The city’s mayor pro tem, Jeff Forrester, reached out earlier this month and asked for Hogue’s thoughts on having members of the Christian missionary group Youth With A Mission attend the city council's next meeting.

"Sounds good. I would like that. All I ask is that those leading the public prayer be young men," Hogue responded.

Hogue is also a minister of Cottonwood Church of Christ, according to the outlet. He cites passes from 1 Corinthians and 1 Timothy — two books in the New Testament — that says women should remain silent in church. They can’t lead prayer while worshiping, the mayor interprets from Scripture.

In the email obtained by The Dallas Morning News, Hogue wrote, "Not everyone may agree with me, but I can’t go against my conscience."

The email was reportedly obtained through a records request and posted to Facebook, including to a page called Befuddled by the Clowns, a conservative blog dedicated to Wylie politics.

Some residents of Wylie, a Dallas suburb of 51,000 people, were upset by the mayor’s comments, and a few called for him to resign.

Mary Shaddox told NBC5 that she was “flabbergasted” to hear such comments from a public official in 2020.

“That's his right in his church and his home, but he cannot bring it into a government office,” Shaddox said.

Forrester told ABC’s local affiliate that he does not share the same beliefs.

"I think we’re all created equally in the eyes of God and in the eyes of our government," the mayor pro tem said, adding that he’s never heard the mayor “speak ill” of women. 

However, Hogue doubled down on his comments during an interview with WFAA.

“I believe a lady can be president of the United States,” Hogue said. “I believe a lady can be CEO of a company, the superintendent of a school district. But I believe, and this is me, when it comes to [picking] somebody to lead the invocation at a city council meeting, because of those two sets of verses, I’m going to choose a male.”

Hogue said there has never been a female preacher at his church.

"There will not be a female song leader. There will not be a female that leads the prayer," Hogue said. "Now, there will be ladies that teach other ladies. There will be ladies that teach the children’s classes. But when we’re in a worship service, we’re in a religious service, based on what the scriptures teach, the guys do that."

He said that his wife of 33 years would “not stick around if I was anti, you know, like that.”

"I mean, we are equal partners in everything," Hogue said.

Hogue is facing a protest on Tuesday from the group Women Organizing Women Democrats.

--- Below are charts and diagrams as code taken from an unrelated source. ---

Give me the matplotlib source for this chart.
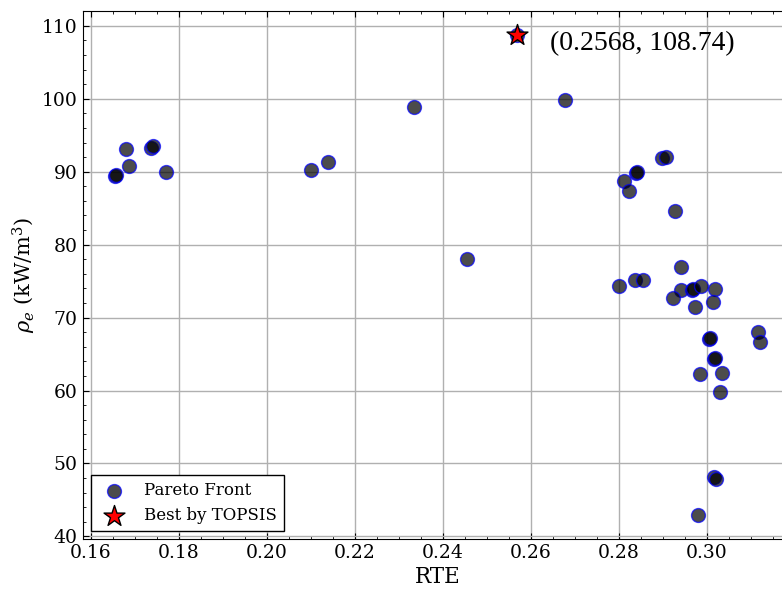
import matplotlib
matplotlib.use("Agg")
import matplotlib.pyplot as plt
from matplotlib.ticker import AutoMinorLocator

plt.rcParams['font.family'] = ['DejaVu Serif']
plt.rcParams['mathtext.fontset'] = 'dejavuserif'

rte = [0.1655, 0.1658, 0.1680, 0.1686, 0.1737, 0.1742, 0.1770,
       0.2101, 0.2139, 0.2334, 0.2454, 0.2677, 0.2568,
       0.2899, 0.2906, 0.2838, 0.2841, 0.2811, 0.2824, 0.2927,
       0.2942, 0.2801, 0.2836, 0.2854, 0.2940, 0.2922, 0.2965, 0.2968,
       0.2986, 0.2972, 0.3018, 0.3013, 0.3115, 0.3120, 0.3005, 0.3008,
       0.3016, 0.3019, 0.2985, 0.3035, 0.3029, 0.3017, 0.3021, 0.2980]
rho = [89.4, 89.5, 93.15, 90.8, 93.2, 93.5, 90.0,
       90.3, 91.3, 98.85, 78.1, 99.77, 108.74,
       91.86, 92.0, 89.8, 89.9, 88.77, 87.34, 84.6,
       76.9, 74.3, 75.15, 75.15, 73.8, 72.7, 73.8, 73.9,
       74.4, 71.5, 73.9, 72.2, 68.0, 66.66, 67.07, 67.2,
       64.3, 64.4, 62.23, 62.47, 59.86, 48.2, 47.85, 42.9]

best_rte = 0.2568
best_rho = 108.74
best_label = "(0.2568, 108.74)"

fig = plt.figure(figsize=(7.82, 5.89), dpi=100)
ax = fig.add_axes([82.7 / 782, (589 - 539.3) / 589, (792 - 82.7) / 782, (539.3 - 11) / 589])

ax.scatter(rte, rho, s=100, c='black', edgecolors='blue', linewidths=1, alpha=0.7,
           label='Pareto Front', zorder=3)
ax.scatter([best_rte], [best_rho], s=250, marker='*', c='red', edgecolors='black',
           linewidths=1, label='Best by TOPSIS', zorder=4)
ax.annotate(best_label, (best_rte, best_rho), xytext=(24, -6), textcoords='offset points',
            fontsize=20, family='Liberation Serif', va='center', ha='left')

ax.xaxis.set_minor_locator(AutoMinorLocator())
ax.yaxis.set_minor_locator(AutoMinorLocator())
ax.tick_params(which='both', direction='in', top=True, right=True, labelsize=13.5)
ax.tick_params(which='major', length=4)
ax.tick_params(which='minor', length=2)
ax.grid(True, which='major', color='#b0b0b0', linewidth=1)
ax.set_axisbelow(True)

ax.set_xlabel('RTE', fontsize=15.5, labelpad=3)
ax.set_ylabel(r'$\rho_e$ (kW/m$^3$)', fontsize=15, labelpad=3)

leg = ax.legend(loc='lower left', fontsize=12, fancybox=False, edgecolor='black',
                framealpha=1, borderaxespad=0.5)
leg.get_frame().set_linewidth(1)

fig.savefig('out.png', dpi=100)
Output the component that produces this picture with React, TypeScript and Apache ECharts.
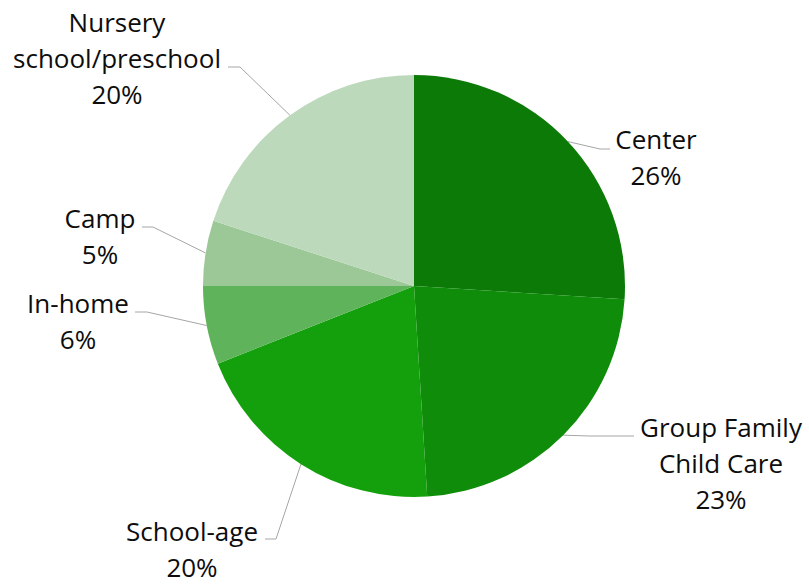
import React, { useEffect, useRef } from "react";
import * as echarts from "echarts";

const categories = [
  "Center",
  "Group Family Child Care",
  "School-age",
  "In-home",
  "Camp",
  "Nursery school/preschool",
];
const labelNames = [
  "Center",
  "Group Family\nChild Care",
  "School-age",
  "In-home",
  "Camp",
  "Nursery\nschool/preschool",
];
const values = [26, 23, 20, 6, 5, 20];
const colors = ["#0b7a07", "#0f8c09", "#14a00c", "#5eb35b", "#9bc896", "#bdd9bc"];

// label placement (layout only): block centre, leader bend point and end point
const labelLayouts = [
  { x: 656, y: 157, bend: [600, 149], end: [610, 149] },
  { x: 721, y: 463, bend: [590, 436], end: [634, 436] },
  { x: 192, y: 549, bend: [276, 539], end: [265, 539] },
  { x: 78, y: 320.5, bend: [147, 312], end: [135, 312] },
  { x: 100, y: 235.5, bend: [153, 227], end: [142, 227] },
  { x: 117, y: 58, bend: [240, 67], end: [228, 67] },
];

const CX = 414;
const CY = 286;
const R = 211;

export default function App() {
  const ref = useRef<HTMLDivElement>(null);
  useEffect(() => {
    if (!ref.current) return;
    const chart = echarts.init(ref.current, null, { renderer: "svg" });
    const total = values.reduce((a, b) => a + b, 0);
    const edgePoint = (i: number) => {
      let cum = 0;
      for (let k = 0; k < i; k++) cum += values[k];
      const a = ((cum + values[i] / 2) / total) * Math.PI * 2;
      return [CX + R * Math.sin(a), CY - R * Math.cos(a)];
    };
    chart.setOption({
      animation: false,
      backgroundColor: "#ffffff",
      series: [
        {
          type: "pie",
          center: [CX, CY],
          radius: R,
          startAngle: 90,
          clockwise: true,
          data: categories.map((c, i) => ({
            name: c,
            value: values[i],
            itemStyle: { color: colors[i] },
          })),
          label: {
            show: true,
            position: "outside",
            formatter: (p: any) => `${labelNames[p.dataIndex]}\n${p.percent.toFixed(0)}%`,
            fontFamily: "Open Sans",
            fontSize: 26,
            lineHeight: 36,
            color: "#0d0d0d",
            align: "center",
          },
          labelLine: {
            show: true,
            length: 20,
            length2: 10,
            lineStyle: { color: "#a6a6a6", width: 1 },
          },
          labelLayout: (params: any) => {
            const i = params.dataIndex;
            const L = labelLayouts[i];
            const p0 = edgePoint(i);
            return {
              x: L.x,
              y: L.y,
              align: "center",
              verticalAlign: "middle",
              labelLinePoints: [p0, L.bend, L.end],
            };
          },
          emphasis: { disabled: true },
        },
      ],
    });
    return () => chart.dispose();
  }, []);
  return (
    <div
      ref={ref}
      style={{ position: "absolute", left: 0, top: 0, width: 809, height: 584 }}
    />
  );
}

The group’s president, Debbie O’Reilly, told WFAA that the group is planning to protest outside the Wylie City Council chambers.

“We are not protesting anyone’s religion. We are not protesting his personal views,” O’Reilly said. “What he conducts in his church or home is his business, but what we’re protesting is the divisive and misogynistic attitude of this leader.

“This is about valuing all voices in a public forum,” she added. “This chamber is not Hogue’s church, and he needs to remember that, or he needs to go.”

Hogue, 56, has been Wylie’s mayor for 12 years and is not seeking reelection this year. He also works as a professional magician.